All’uscita da palazzo Chigi, dopo l’incontro con la premier Giorgia Meloni per parlare della legge di bilancio, il leader del Terzo Polo, Carlo Calenda, non nasconde il sorriso. Parla di molta «soddisfazione», governo «attento e in ascolto», Giorgia Meloni «preparata, e non è di tutti i presidenti del Consiglio». Passi successivi? «Vedremo se accetteranno i nostri consigli, se serve ci interfacceremo con il ministero, dove io conosco tutti perchè è rimasto gran parte del mio staff», è la conclusione di Calenda.

Dialogo aperto

Sebbene Calenda assicuri che con Meloni non si è parlato di politica, anche solo l’incontro è un segnale chiaro alla maggioranza di governo e soprattutto a Forza Italia. Il partito di Silvio Berlusconi ha mosso parecchi rilievi alla legge, definita «una tisana» dal vicepresidente della Camera, Giorgio Mulè e ha fatto capire che sarà il parlamento la sede per i ritocchi non accolti in consiglio dei ministri.

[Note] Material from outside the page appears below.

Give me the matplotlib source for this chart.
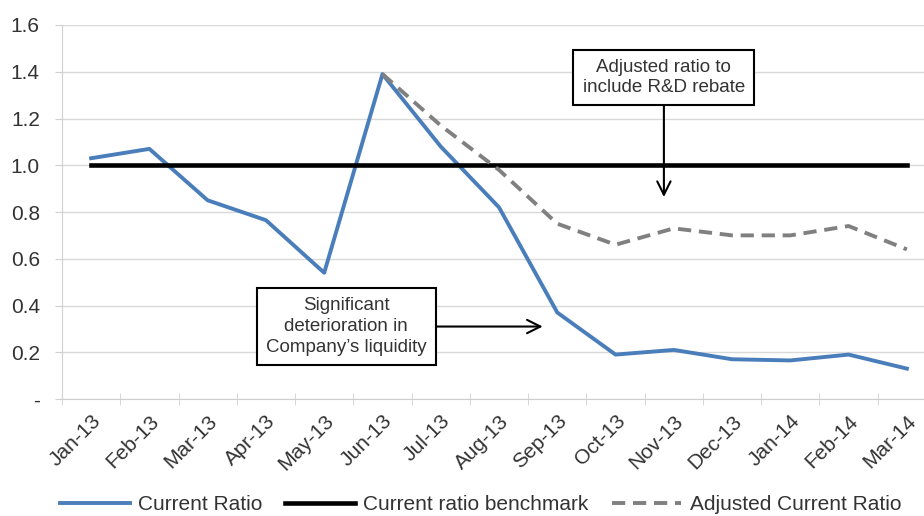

Il Terzo polo di Calenda, che formalmente è all’opposizione, ha scelto invece una linea molto più soft: «Non faremo ostruzionismo in aula perchè andare in esercizio provvisorio è una follia», ha detto il leader, aggiungendo che su alcuni punti – «il 25 per cento della manovra» – c’è condivisione e su quelli si è confrontato con Meloni per degli aggiustamenti.

Poi è stato lo stesso Calenda a trarre il dato politico: «Se i partiti di governo, leggi FI, invece di sabotare Meloni, contribuissero a fare la manovra, e l'opposizione invece di andare in piazza presentasse provvedimenti migliorativi, forse sarebbe un Paese normale».

Sulla legge di bilancio, su cui il governo probabilmente porrà la fiducia visti i tempi stretti, una convergenza in parlamento non sarà possibile. Se però questa tecnica di confronto si consolidasse, il Terzo Polo potrebbe facilmente convergere su altri provvedimenti con il governo Meloni.

Il fastidio di Forza Italia

L’apertura a Calenda, infatti, apre un percorso utile a Fratelli d’Italia: la maggioranza ha già dimostrato di essere litigiosa e instabile e Meloni sa che potrebbe aver bisogno di cercare voti in parlamento, come successo con la nomina di Ignazio La Russa a presidente del Senato.

Sapere dove questi voti possono essere trovati e su quali punti è possibile farlo è prezioso, soprattutto considerate le intemperanze di Forza Italia.

Proprio gli azzurri non hanno gradito nè le frecciate di Calenda nè l’eccessiva disponibilità di Meloni nei suoi confronti. 

Un fuoco di fila di dichiarazioni, infatti, si è levato dalle file di FI. «Non accettiamo lezioni di chi ha perso le elezioni ed è destinato all'irrilevanza», ha detto la capogruppo di FI al Senato Licia Ronzulli, spiegando che il suo partito non intende sabotare la maggioranza, ma intende «dare contributo in più».

Anche il capogruppo alla Camera, Alessandro Cattaneo, ha risposto a Calenda, dicendo che «è ossessionato da Forza Italia perché alle elezioni aveva detto che sarebbe arrivato davanti».

«Fa male invece Calenda a tentare di dare lezioncine con il solito tono da bambino viziato. Non tocca a lui dare delle pagelle ai gruppi di maggioranza. Forza Italia, che con Berlusconi ha fondato il centrodestra, condivide non solo il programma che ha contribuito a stilare, ma anche una legge di stabilita' che va nella giusta direzione», ha commentato invece Maurizio Gasparri.

A fare sintesi della giornata è il vicepresidente della Camera, Giorgio Mulè, che ha stigmatizzato i toni di Calenda nei confronti di FI ma, soprattutto, ha lanciato un avvertimento a Meloni.

Alla domanda del Foglio su a che cosa serva l’incontro a palazzo Chigi «Serve a Calenda. E temo che si concluderà con la solita scorpacciata di tweet da parte sua. Uno show per le televisioni».

I punti di convergenza

I punti discussi con Meloni hanno riguardato in generale i fondi del Pnrr che ancora devono essere spesi e, in merito alla finanziaria, l’impresa 4.0 estesa ai beni ambientali e energetici, un tetto nazionale al costo del gas e dell'elettricità al posto dei crediti di imposta, un aumento degli stipendi dei sanitari, inoltre è stato analizzato il reddito di cittadinanza – a cui anche Calenda è contrario e ritiene vada rimodulato – parlando di reddito di inclusione «dando le risorse ai sindaci».